I recently attended an "All Navy Call" in Bagram for a visit by the Master Chief Petty Officer of the Navy, the highest ranking enlisted person in the Navy. He has only been the MCPON for a few months, and he is the second MCPON to visit since I have been here. He strikes me as being much more down-to-earth, and much more sailor-oriented than the last MCPON. He seemed very personal, and seemed to have a genuine concern for those of us serving over here. I think he did an excellent job of addressing many of our concerns.

He made it a point to mention the changing face and role of the modern Navy. He also stressed that things were going to get harder on all sailors. In the past a sailor usually knew well in advance when his deployments would be, and when he'd be in port. Also in the past, shore duty (with a few exceptions) was kind of a "safe-haven" from deployments, sort of a break from arduous sea duty. But that is to be no more. He said we can expect to see these ground billets supporting the Army to become more and more the norm.

He took a series of questions and managed to answer them all pretty well, without anyone walking away feeling like they were just blown-off, or fed a line of crap. One humorous moment came when a young seaman, who said that he "had just gotten out of boot camp" asked if the MCPON thought we were witnessing the "end-times". While the crowd found the question very amusing, the MCPON managed to give the young man an answer, and not make him feel silly. In my opinion, that right there is a very positive sign. He made everyone feel welcome. I really wanted to get a picture with the new MCPON, but the line was incredibly long, people lined up like he was a rock star. I suppose in some ways, this man who has served his country with honor for long enough to remember a time when the Navy allowed beards, really is a rock star. He represents all that the most junior sailor can achieve, given the right motivation, perseverance and mentorship.

Although I have been really disappointed with a lot that is going on with the Navy today, I have to say I left the MCPON's visit tonight feeling a lot better about the Navy, and our leadership (inside the Navy). Nothing is all bad. I still intend to get out next year, because I want to pursue bigger dreams (not to mention my family will kill me if I don't get out), but it brings me hope to think that there may still be one or two of the "old-school Master Chiefs" out there to guide the Navy on its path. If every Master Chief were like the one who mentored me, the Navy would be a far better place... and I'd be re-enlisting.

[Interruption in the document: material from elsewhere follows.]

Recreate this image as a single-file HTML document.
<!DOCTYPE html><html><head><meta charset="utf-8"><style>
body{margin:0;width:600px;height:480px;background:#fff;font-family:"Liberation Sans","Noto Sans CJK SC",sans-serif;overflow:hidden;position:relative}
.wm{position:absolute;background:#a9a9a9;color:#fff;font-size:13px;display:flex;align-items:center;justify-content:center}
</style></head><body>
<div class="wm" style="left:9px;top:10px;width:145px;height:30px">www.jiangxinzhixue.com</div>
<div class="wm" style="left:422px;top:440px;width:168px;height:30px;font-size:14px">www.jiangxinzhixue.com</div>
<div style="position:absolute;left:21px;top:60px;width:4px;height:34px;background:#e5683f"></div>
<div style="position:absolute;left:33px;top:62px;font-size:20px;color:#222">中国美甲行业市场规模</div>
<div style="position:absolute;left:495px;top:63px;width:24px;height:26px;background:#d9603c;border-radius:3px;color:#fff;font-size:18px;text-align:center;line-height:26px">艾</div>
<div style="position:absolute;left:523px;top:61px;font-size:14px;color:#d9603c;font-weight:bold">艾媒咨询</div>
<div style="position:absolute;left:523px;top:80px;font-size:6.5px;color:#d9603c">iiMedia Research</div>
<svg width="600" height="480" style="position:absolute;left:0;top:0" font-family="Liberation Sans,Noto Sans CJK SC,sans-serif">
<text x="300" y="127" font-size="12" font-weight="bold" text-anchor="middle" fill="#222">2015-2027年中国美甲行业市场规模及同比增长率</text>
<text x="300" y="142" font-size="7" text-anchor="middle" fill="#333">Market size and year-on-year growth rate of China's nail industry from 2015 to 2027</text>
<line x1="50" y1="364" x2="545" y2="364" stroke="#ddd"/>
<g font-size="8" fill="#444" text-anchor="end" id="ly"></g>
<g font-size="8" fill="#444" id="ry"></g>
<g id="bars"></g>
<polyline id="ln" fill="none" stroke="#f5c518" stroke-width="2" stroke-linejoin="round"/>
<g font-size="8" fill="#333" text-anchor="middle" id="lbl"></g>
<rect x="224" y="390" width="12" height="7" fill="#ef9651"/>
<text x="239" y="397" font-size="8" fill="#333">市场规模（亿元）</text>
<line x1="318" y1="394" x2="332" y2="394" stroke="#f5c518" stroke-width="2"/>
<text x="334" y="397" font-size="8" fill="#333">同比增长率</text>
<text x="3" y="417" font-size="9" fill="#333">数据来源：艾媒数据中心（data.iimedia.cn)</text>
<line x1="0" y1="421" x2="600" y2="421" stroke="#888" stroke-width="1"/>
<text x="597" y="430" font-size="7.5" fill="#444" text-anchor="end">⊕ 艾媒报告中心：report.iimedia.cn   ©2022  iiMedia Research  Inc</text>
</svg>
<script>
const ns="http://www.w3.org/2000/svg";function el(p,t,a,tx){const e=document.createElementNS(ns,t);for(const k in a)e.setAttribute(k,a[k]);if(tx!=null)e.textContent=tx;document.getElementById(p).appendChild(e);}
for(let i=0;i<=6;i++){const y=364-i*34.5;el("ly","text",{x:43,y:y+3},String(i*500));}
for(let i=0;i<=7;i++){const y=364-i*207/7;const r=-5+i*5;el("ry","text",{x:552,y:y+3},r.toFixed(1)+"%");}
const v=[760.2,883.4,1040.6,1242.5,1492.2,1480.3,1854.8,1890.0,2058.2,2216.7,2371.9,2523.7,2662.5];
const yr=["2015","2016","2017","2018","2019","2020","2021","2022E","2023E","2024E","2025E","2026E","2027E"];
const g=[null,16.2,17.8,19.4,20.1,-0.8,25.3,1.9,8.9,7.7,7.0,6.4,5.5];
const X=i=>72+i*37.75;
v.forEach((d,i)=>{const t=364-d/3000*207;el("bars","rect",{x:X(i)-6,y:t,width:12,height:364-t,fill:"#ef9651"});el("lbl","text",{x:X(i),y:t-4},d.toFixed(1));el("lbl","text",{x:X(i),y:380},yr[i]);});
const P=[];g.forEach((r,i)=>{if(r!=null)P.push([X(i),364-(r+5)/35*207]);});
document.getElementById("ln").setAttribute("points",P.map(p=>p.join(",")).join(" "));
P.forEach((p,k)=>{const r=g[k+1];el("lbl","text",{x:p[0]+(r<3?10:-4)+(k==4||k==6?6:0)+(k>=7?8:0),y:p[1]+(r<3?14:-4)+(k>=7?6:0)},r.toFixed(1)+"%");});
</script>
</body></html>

my army husband is a navy brat. his dad was a ringknocker, sub commander.. but one thing Father in law told me was that the Admirals may think they run the Navy, the Chiefs KNOW they do. my dad was a coastie in ww2, and swore that Master Chiefs were the closest thing to god almighty in the Pacific.

Sorry you are getting out, but I understand exactly how your family feels!

Good luck!


If you're sincere about the way you feel, then you're crazy to get out. Why aren't you striving to become one of those Master Chiefs that guide the Navy on its path? Too many people who think like you are leaving the military and causing leadership to sink to the level it's at today. It's also a root cause of most of the military's ills in general. Believe me, you'll find no dream in the civilian world that can hope to compete with knowing that you made all the difference in the world to a fellow military member. And making a difference can also mean the difference between life and death, and not just in a combat zone either. People who haven't served can 't fully understand this. It's what sets those who have served apart from the rest of the world. Not necessarily better, but definitely more experienced and satisfied.

Think about it.

How are we allowing someone who believes in the 'end-times' near weapons?

In my experience, there are two kinds of chiefs--"real" chiefs and political chiefs. Unfortunately, there were always more of the political type, but the real ones are the ones that make a difference to their troops and to the military.

I lasted 22 tough, but very satisfying, years as active Army.

Don't sell yourself or your family support short.

Sell them on your being a professional sailor in the world's best Navy and you can make the world a better place and have a second career later.